The first thing that Great Expectations makes me think of is that line in that Alanis Morrissette song “All I Really Want” where she yodels, “I’m like Estella, I like to reel ‘em in and then spit ‘em out”—which during my middle-school years I thought was “I’m like Costello,” which led me to vaguely believe that Alanis and Elvis Costello had had a sordid romance, much like her actual love affair with Uncle Joey from Full House, which… really… if you had gone down on him in the theater… it just wouldn’t be the kind of thing you’d put in your lead single.

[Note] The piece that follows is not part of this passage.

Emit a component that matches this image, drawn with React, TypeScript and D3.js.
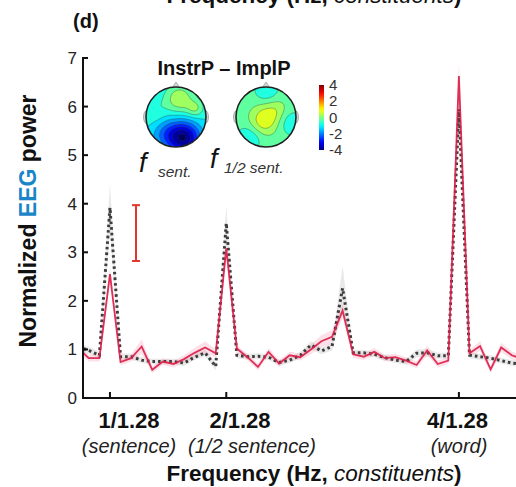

I like Charles Dickens enough. I think he’s extremely humorous at times and I love the London that his books are set in—this motley, dirty, dangerous, watery urban space that’s now pretty well covered up by today’s stylish candy-box London. Rereading this book, which I did last week, I was also struck by how perfectly stylized Dickens’s visual details are: “It was a dark night, though the full moon rose as I left the enclosed lands and passed out upon the marshes. Beyond their dark line there was a ribbon of clear sky, hardly broad enough to hold the red large moon. In a few minutes she had ascended out of that clear field, in among the piled mountains of cloud.” He has a way of being both dramatic and subtle at the same time, which I appreciate—and personally, I’m far too self-centered to ever spend an hour just kind of observing the moon, so I genuinely enjoy reading about it from time to time.

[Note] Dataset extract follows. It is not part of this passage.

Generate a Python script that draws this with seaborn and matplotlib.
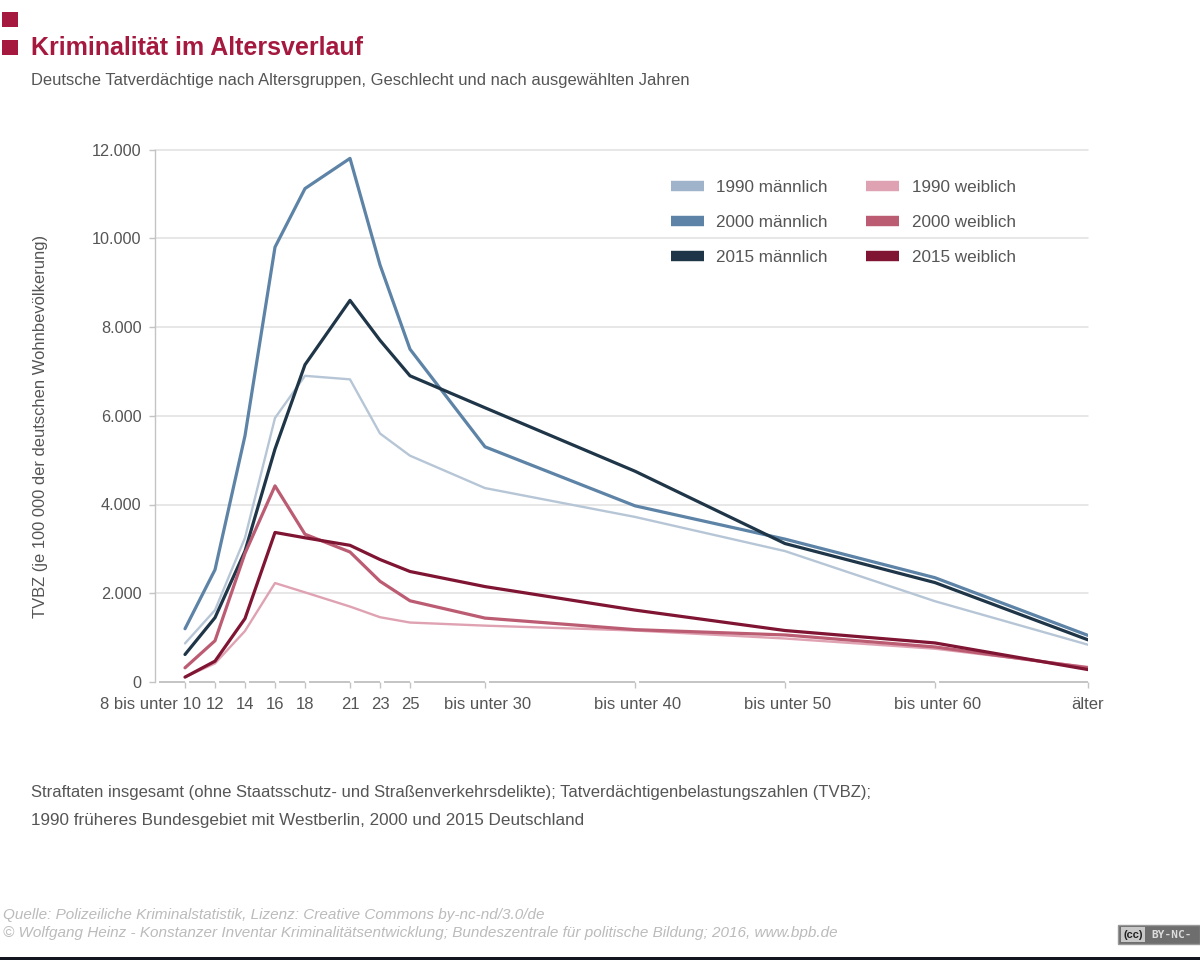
import matplotlib
matplotlib.use("Agg")
import matplotlib.pyplot as plt
import matplotlib.transforms as mtrans
from matplotlib.patches import Rectangle
import pandas as pd
import seaborn as sns

# age group upper limits, "aelter" sits a bit past 70 on the axis
ages = [10, 12, 14, 16, 18, 21, 23, 25, 30, 40, 50, 60, 70.2]
age_labels = ["8 bis unter 10", "12", "14", "16", "18", "21", "23", "25",
              "bis unter 30", "bis unter 40", "bis unter 50", "bis unter 60", "älter"]

m1990 = [870, 1620, 3250, 5950, 6900, 6820, 5600, 5100, 4370, 3720, 2950, 1820, 840]
m2000 = [1200, 2530, 5550, 9800, 11120, 11800, 9400, 7500, 5300, 3970, 3220, 2350, 1050]
m2015 = [620, 1450, 2950, 5250, 7150, 8600, 7700, 6900, 6180, 4750, 3120, 2240, 950]
w1990 = [110, 420, 1150, 2230, 2020, 1700, 1460, 1340, 1270, 1160, 980, 750, 340]
w2000 = [320, 930, 2900, 4420, 3330, 2930, 2270, 1830, 1440, 1180, 1060, 790, 320]
w2015 = [110, 470, 1430, 3370, 3250, 3080, 2760, 2490, 2150, 1620, 1160, 880, 280]

series = {"1990 männlich": m1990, "2000 männlich": m2000, "2015 männlich": m2015,
          "1990 weiblich": w1990, "2000 weiblich": w2000, "2015 weiblich": w2015}
colors = {"1990 männlich": "#b6c6d6", "2000 männlich": "#5d83a6", "2015 männlich": "#1f3548",
          "1990 weiblich": "#dfa2b2", "2000 weiblich": "#bb5c73", "2015 weiblich": "#7f1433"}
widths = {"1990 männlich": 1.7, "2000 männlich": 2.3, "2015 männlich": 2.3,
          "1990 weiblich": 1.7, "2000 weiblich": 2.3, "2015 weiblich": 2.3}
yticks = [0, 2000, 4000, 6000, 8000, 10000, 12000]

rows = []
for name, values in series.items():
    for age, val in zip(ages, values):
        rows.append({"age": age, "tvbz": val, "serie": name})
df = pd.DataFrame(rows)

sns.set_theme(style="white")
plt.rcParams["font.family"] = ["Liberation Sans", "DejaVu Sans"]

W, H = 1200, 960
fig = plt.figure(figsize=(W / 100, H / 100), dpi=100, facecolor="white")
ax = fig.add_axes([155 / W, 1 - 682 / H, (1088 - 155) / W, (682 - 149.5) / H])

text_col = "#555555"
axis_col = "#c4c4c4"

sns.lineplot(data=df, x="age", y="tvbz", hue="serie", size="serie",
             palette=colors, sizes=widths, hue_order=list(series), size_order=list(series),
             estimator=None, sort=False, ax=ax, zorder=3)

ax.set_xlim(8, 70.2)
ax.set_ylim(0, 12000)
ax.set_xlabel("")
ax.set_ylabel("TVBZ (je 100 000 der deutschen Wohnbevölkerung)", fontsize=11.9,
              color=text_col, labelpad=0)
ax.yaxis.set_label_coords((48 - 155) / 933, 0.48)

ax.set_yticks(yticks)
ax.set_yticklabels([f"{v:,}".replace(",", ".") for v in yticks], fontsize=11.7, color=text_col)
ax.set_xticks(ages)
ax.set_xticklabels(age_labels, fontsize=12, color=text_col)
ax.tick_params(axis="x", length=4.5, width=1, color=axis_col, bottom=True, pad=6)
ax.tick_params(axis="y", length=4, width=1, color=axis_col, left=True, pad=5.8)

# long first label runs off to the left of its tick, the others sit slightly right
xlabels = ax.get_xticklabels()
xlabels[0].set_ha("right")
xlabels[0].set_transform(xlabels[0].get_transform() + mtrans.ScaledTranslation(16 / 100, 0, fig.dpi_scale_trans))
for lab in xlabels[8:12]:
    lab.set_transform(lab.get_transform() + mtrans.ScaledTranslation(3 / 100, 0, fig.dpi_scale_trans))

ax.grid(axis="y", color="#e0e0e0", linewidth=1.1)
ax.set_axisbelow(True)
for gl in ax.get_ygridlines():
    gl.set_clip_on(False)
ax.get_ygridlines()[0].set_visible(False)
for side in ["top", "right", "bottom"]:
    ax.spines[side].set_visible(False)
ax.spines["left"].set_color(axis_col)
ax.spines["left"].set_linewidth(1)

# baseline is broken up just behind every tick
starts = [8] + ages[:-1]
ax.hlines([0] * len(ages), [s + 0.25 for s in starts], ages, color=axis_col, linewidth=1.4,
          zorder=2, clip_on=False)

handles, labels = ax.get_legend_handles_labels()
leg = ax.legend(handles, labels, ncol=2, frameon=False, fontsize=12.3, labelcolor=text_col,
                loc="upper left", bbox_to_anchor=(507 / 933, 0.9596), handlelength=1.93,
                handletextpad=0.76, columnspacing=2.2, labelspacing=1.17, borderpad=0)
for line in leg.get_lines():
    line.set_linewidth(7.5)
    line.set_solid_capstyle("butt")
leg.get_lines()[0].set_color("#9fb4cb")

# header
red = "#a5193f"
fig.add_artist(Rectangle((2 / W, 1 - 27 / H), 16 / W, 15 / H, transform=fig.transFigure, color=red, lw=0))
fig.add_artist(Rectangle((2 / W, 1 - 55 / H), 16 / W, 15 / H, transform=fig.transFigure, color=red, lw=0))
fig.text(31 / W, 1 - 48 / H, "Kriminalität im Altersverlauf", fontsize=18, fontweight="bold",
         color=red, va="center")
fig.text(31 / W, 1 - 80 / H, "Deutsche Tatverdächtige nach Altersgruppen, Geschlecht und nach ausgewählten Jahren",
         fontsize=11.93, color=text_col, va="center")

# notes
fig.text(31 / W, 1 - 793 / H,
         "Straftaten insgesamt (ohne Staatsschutz- und Straßenverkehrsdelikte); Tatverdächtigenbelastungszahlen (TVBZ);",
         fontsize=11.96, color=text_col, va="center")
fig.text(31 / W, 1 - 821 / H, "1990 früheres Bundesgebiet mit Westberlin, 2000 und 2015 Deutschland",
         fontsize=12.3, color=text_col, va="center")
fig.text(3 / W, 1 - 915 / H, "Quelle: Polizeiliche Kriminalstatistik, Lizenz: Creative Commons by-nc-nd/3.0/de",
         fontsize=11, style="italic", color="#bbbbbb", va="center")
fig.text(3 / W, 1 - 933 / H,
         "© Wolfgang Heinz - Konstanzer Inventar Kriminalitätsentwicklung; Bundeszentrale für politische Bildung; 2016, www.bpb.de",
         fontsize=11, style="italic", color="#bbbbbb", va="center")

# licence badge and dark strip at the bottom edge
fig.add_artist(Rectangle((1118 / W, 1 - 944 / H), 82 / W, 19 / H, transform=fig.transFigure,
                         facecolor="#6e6e6e", edgecolor="#999999", lw=1))
fig.add_artist(Rectangle((1121 / W, 1 - 942 / H), 24 / W, 15 / H, transform=fig.transFigure,
                         facecolor="#c8c8c8", lw=0))
fig.text(1133 / W, 1 - 934.5 / H, "(cc)", fontsize=8, fontweight="bold", color="#222222", va="center", ha="center")
fig.text(1151 / W, 1 - 934.5 / H, "BY-NC-", fontsize=8, fontweight="bold", color="#dddddd", va="center",
         family="DejaVu Sans Mono")
fig.add_artist(Rectangle((0, 0), 1, 3 / H, transform=fig.transFigure, color="#14161f", lw=0))

fig.savefig("out.png", dpi=100)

However, the true theme of Great Expectations is not the power of conditioning or ignorance or knowledge or even (durr) expectations. Rather the theme is: Miss Havisham is a seriously nasty old lady. Do you remember? She doesn’t take off her wedding dress or see the sun for twenty years. She literally sits in the same room every day, staring at a decaying wedding feast, just stewing in jilted-bride hatred and emanating necrotic soul-death through every pore, reaching the blissful shores of Hades only when she accidentally catches on fire. Think about how scary that is. Luckily this book was assigned to me during one of those years where all you do during class is think about how weird your teacher is, so Miss Havisham trauma averted.